Where, as here, the creditors have not made the disclosures required by the UCCC, the debtors are at liberty to rescind the contract at their pleasure. Sosa v. Fite, 498 F.2d 114 (5th Cir.1974). Since the Va-radys gave the Whites notice of their intent to rescind within three days of closing, and *287the Whites did not return the Varadys’ payments and terminate their security interest within ten days of the notice of rescission, the Whites must return all money paid to them by the Varadys, and ownership of the property vests in the Varadys without their obligation to pay for it. Section 5-5-204(2), C.R.S.1973; see Strader, supra.

In Strader, the court held that § 5-5-204, C.R.S.1973, “is intended as an impetus for the creditor to take immediate action to clear title and to fulfill its obligations. If not interpreted in this way, there is no stimulus for the creditor to comply with the statutory provisions requiring him to release the security interests within the ten-day period.”2 The court embraced the reasoning in Sosa, supra, which requires strict compliance, and rejected the equitable approach represented by Palmer v. Wilson, 502 F.2d 860 (9th Cir.1974). See Note, Consequences of the Creditor’s Failure to Acknowledge Rescission by the Debtor Under Strader v. Beneficial Finance Co., 48 U.Colo.L.Rev. 437 (1977).

The Whites were subject to a statutory duty to inform the Varadys of their right to rescind the transaction. Thus, it is irrelevant that Wanda Varady was a real estate agent licensed in Arkansas who was apparently aware of her right to rescind.
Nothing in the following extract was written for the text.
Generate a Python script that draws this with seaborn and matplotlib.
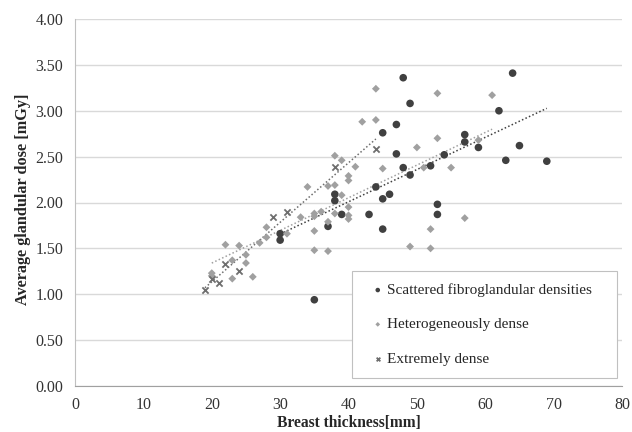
import numpy as np
import pandas as pd
import seaborn as sns
from matplotlib import pyplot as plt
from matplotlib.ticker import FormatStrFormatter, MultipleLocator

# Scattered fibroglandular densities
scattered_x = [30, 30, 35, 37, 38, 38, 39, 43, 44, 45, 45, 45, 46, 47, 47, 48, 48, 49, 49,
               52, 53, 53, 54, 57, 57, 59, 62, 63, 64, 65, 69]
scattered_y = [1.66, 1.59, 0.94, 1.74, 2.09, 2.02, 1.87, 1.87, 2.17, 2.04, 1.71, 2.76, 2.09,
               2.85, 2.53, 3.36, 2.38, 3.08, 2.30, 2.40, 1.98, 1.87, 2.52, 2.74, 2.66, 2.60,
               3.00, 2.46, 3.41, 2.62, 2.45]

# Heterogeneously dense
hetero_x = [20, 20, 22, 23, 23, 24, 25, 25, 26, 27, 28, 28, 31, 33, 34, 35, 35, 35, 35, 36,
            37, 37, 37, 38, 38, 38, 39, 39, 40, 40, 40, 40, 40, 41, 42, 44, 44, 45, 49, 50,
            51, 52, 52, 53, 53, 55, 57, 59, 61]
hetero_y = [1.23, 1.20, 1.54, 1.37, 1.17, 1.53, 1.43, 1.34, 1.19, 1.56, 1.62, 1.73, 1.66,
            1.84, 2.17, 1.88, 1.85, 1.69, 1.48, 1.90, 2.18, 1.79, 1.47, 2.51, 2.19, 1.88,
            2.46, 2.08, 2.29, 2.24, 1.95, 1.86, 1.82, 2.39, 2.88, 3.24, 2.90, 2.37, 1.52,
            2.60, 2.38, 1.71, 1.50, 3.19, 2.70, 2.38, 1.83, 2.68, 3.17]

# Extremely dense
extreme_x = [19, 20, 21, 22, 24, 29, 31, 38, 44]
extreme_y = [1.05, 1.17, 1.12, 1.33, 1.25, 1.84, 1.90, 2.39, 2.58]

groups = ["Scattered fibroglandular densities", "Heterogeneously dense", "Extremely dense"]

if __name__ == "__main__":
    df = pd.concat([
        pd.DataFrame({"x": scattered_x, "y": scattered_y, "group": groups[0]}),
        pd.DataFrame({"x": hetero_x, "y": hetero_y, "group": groups[1]}),
        pd.DataFrame({"x": extreme_x, "y": extreme_y, "group": groups[2]}),
    ])

    sns.set_style("white")
    plt.rcParams["font.family"] = ["Liberation Serif", "DejaVu Serif"]

    colors = {groups[0]: "#404040", groups[1]: "#a0a0a0", groups[2]: "#6e6e6e"}
    markers = {groups[0]: "o", groups[1]: "D", groups[2]: "x"}
    sizes = {groups[0]: 30, groups[1]: 16, groups[2]: 20}

    fig = plt.figure(figsize=(6.32, 4.32), dpi=100)
    ax = fig.add_axes([0.1187, 0.1065, 0.8655, 0.8495])

    # Trend lines
    for g in groups:
        sub = df[df["group"] == g]
        sns.regplot(ax=ax, data=sub, x="x", y="y", scatter=False, ci=None, truncate=True,
                    line_kws={"color": colors[g], "linestyle": (0, (1, 1.5)), "linewidth": 1.1})

    # Points
    for g in groups:
        sub = df[df["group"] == g]
        if g == groups[2]:
            sns.scatterplot(ax=ax, data=sub, x="x", y="y", color=colors[g], marker=markers[g],
                            s=sizes[g], linewidth=1.3, label=g, zorder=3)
        else:
            sns.scatterplot(ax=ax, data=sub, x="x", y="y", color=colors[g], marker=markers[g],
                            s=sizes[g], edgecolor="none", linewidth=0, label=g, zorder=3)

    ax.set_xlim(0, 80)
    ax.set_ylim(0, 4)
    ax.xaxis.set_major_locator(MultipleLocator(10))
    ax.yaxis.set_major_locator(MultipleLocator(0.5))
    ax.yaxis.set_major_formatter(FormatStrFormatter("%.2f"))
    ax.grid(axis="y", color="#d9d9d9", linewidth=1)
    ax.set_axisbelow(True)
    for side in ["top", "right"]:
        ax.spines[side].set_visible(False)
    ax.spines["left"].set_color("#c0c0c0")
    ax.spines["bottom"].set_color("#a0a0a0")
    ax.tick_params(length=0, labelsize=11.5, colors="#333333")
    ax.tick_params(axis="x", pad=8)
    ax.tick_params(axis="y", pad=8.5)

    ax.set_xlabel("Breast thickness[mm]", fontsize=11.2, fontweight="bold", va="center")
    ax.set_ylabel("Average glandular dose [mGy]", fontsize=11.7, fontweight="bold", va="center")
    ax.xaxis.set_label_coords(0.5, -0.1)
    ax.yaxis.set_label_coords(-0.095, 0.51)

    leg = ax.legend(loc="lower left", bbox_to_anchor=(0.506, 0.022, 0.485, 0.291), mode="expand",
                    borderaxespad=0, fontsize=11, frameon=True, fancybox=False, framealpha=1,
                    markerscale=0.6, labelspacing=1.35, handletextpad=-0.3, handlelength=1.8,
                    borderpad=0.8)
    leg.get_frame().set_edgecolor("#c0c0c0")
    leg.get_frame().set_linewidth(0.8)

    fig.savefig("out.png", dpi=100)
There is no indication in the statute that the General Assembly intended to make special rules for consumers who happen to know their rights. Similarly, although the Whites did not act purposefully to deprive the Varadys of their rights, it is up to the creditor to avoid forfeiture by complying with the UCCC. The creditors’ “lament of any inequity being visited upon them is utterly unpersuasive, for the power was completely theirs to prevent this parade of creditor horribles from ever occurring.” Sosa, supra. In short, all the Whites had to do to avoid this result was to follow the law. Note, U.Colo.L.Rev., supra.

The judgment is reversed and the cause is remanded with directions to enter judgment consistent with this opinion.

TURSI, J., concurs. VAN CISE, J., dissents.

. In Varady I, the Whites argued that even, if the UCCC applies to the transaction, § 5-5-204, C.R.S.1973, does not apply because of the exclusion for first liens in § 5-5-204(5), C.R.S. 1973. Our decision that the transaction involved a second lien, and therefore that the transaction was not within the exception set out in § 5-5-204(5), is the law of the case.

. In Strader, the debtors sought and the court awarded the release of the security interest in the debtors’ home. However, under § 5-5-204(2), C.R.S.1973, the debtors are also entitled to the return of the money given “as earnest money, down payment, or otherwise.” (emphasis added). Thus, the Varadys are entitled to a return of all the money they paid to the Whites. Sosa, supra.